Was in der Schweiz oft übersehen wird: Der Umgang mit Taschengeld ist kulturell geprägt – und weltweit höchst unterschiedlich. In westlichen Ländern gibt es klare Empfehlungen, fast schon gesellschaftliche Standards, die Eltern helfen sollen, ihre Kinder früh an den verantwortungsvollen Umgang mit Geld heranzuführen.

Ganz anders sieht es etwa in vielen asiatischen Ländern aus. Dort übernehmen die Eltern oft direkt die Ausgaben ihrer Kinder, und die finanzielle Erziehung erfolgt mehr durch Vorleben und Anleitung.

Grenzen setzen! Regeln durchsetzen! Nicht verwöhnen!
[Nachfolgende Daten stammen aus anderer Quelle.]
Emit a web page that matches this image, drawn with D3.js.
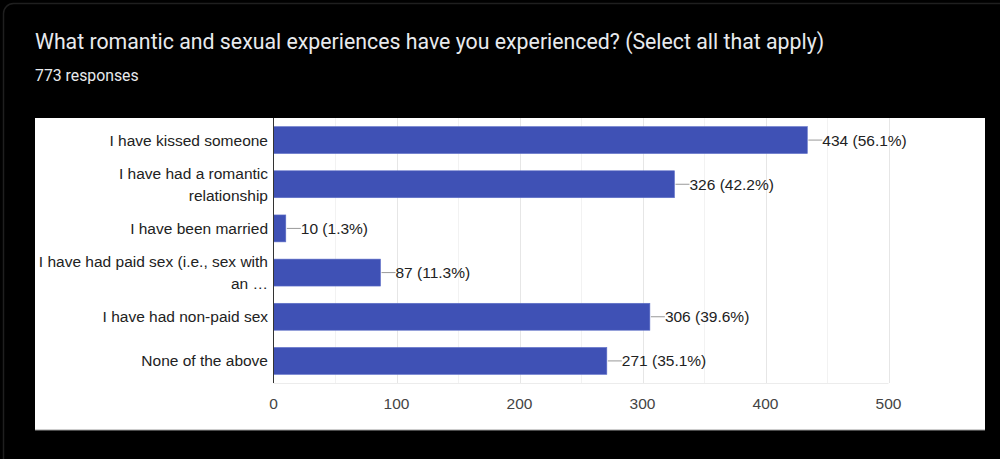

Natürlich, Experten warnen vor den Gefahren einer übermässigen Verwöhnung. Solche Kinder hätten oft Schwierigkeiten, Selbstkontrolle, Verantwortungsbewusstsein und Empathie zu entwickeln. Sie könnten ein übertriebenes Anspruchsdenken entwickeln. Das mag stimmen. Doch das Gegenteil – ein zu strenger Umgang mit Zuwendung oder Geld – ist auch nicht gesund. Und genau dazu neigen wir in der Schweiz.

Nach ein paar Monaten Elternschaft greifen viele bei Kleinkindern zu den typischen Dogmen: Grenzen setzen! Regeln durchsetzen! Nicht verwöhnen! Als wären Kinder von Natur aus kleine Egoisten, die korrigiert werden müssen. Dabei geht es doch eigentlich um das richtige Mass: Ein Gleichgewicht zwischen Liebe, Unterstützung und der Vermittlung von Verantwortung.

Wichtiger als eine strikt bemessene Geldmengenpolitik, die Kinder zu Sparsamkeit und Verzicht erzieht, ist für mich der offene Austausch über Ausgaben. Warum kaufe ich etwas? Ist es wirklich nötig? Ist es teuer oder ein willkommenes Schnäppchen? 

Mein Kind hat immer das bekommen, was es wollte – und ist trotzdem kein Verschwender geworden. Die Kinder der Italienerin übrigens auch nicht. Und vielleicht, ja vielleicht, hatten sie dank dieses entspannteren Umgangs mit Geld sogar eine etwas unbeschwertere Kindheit.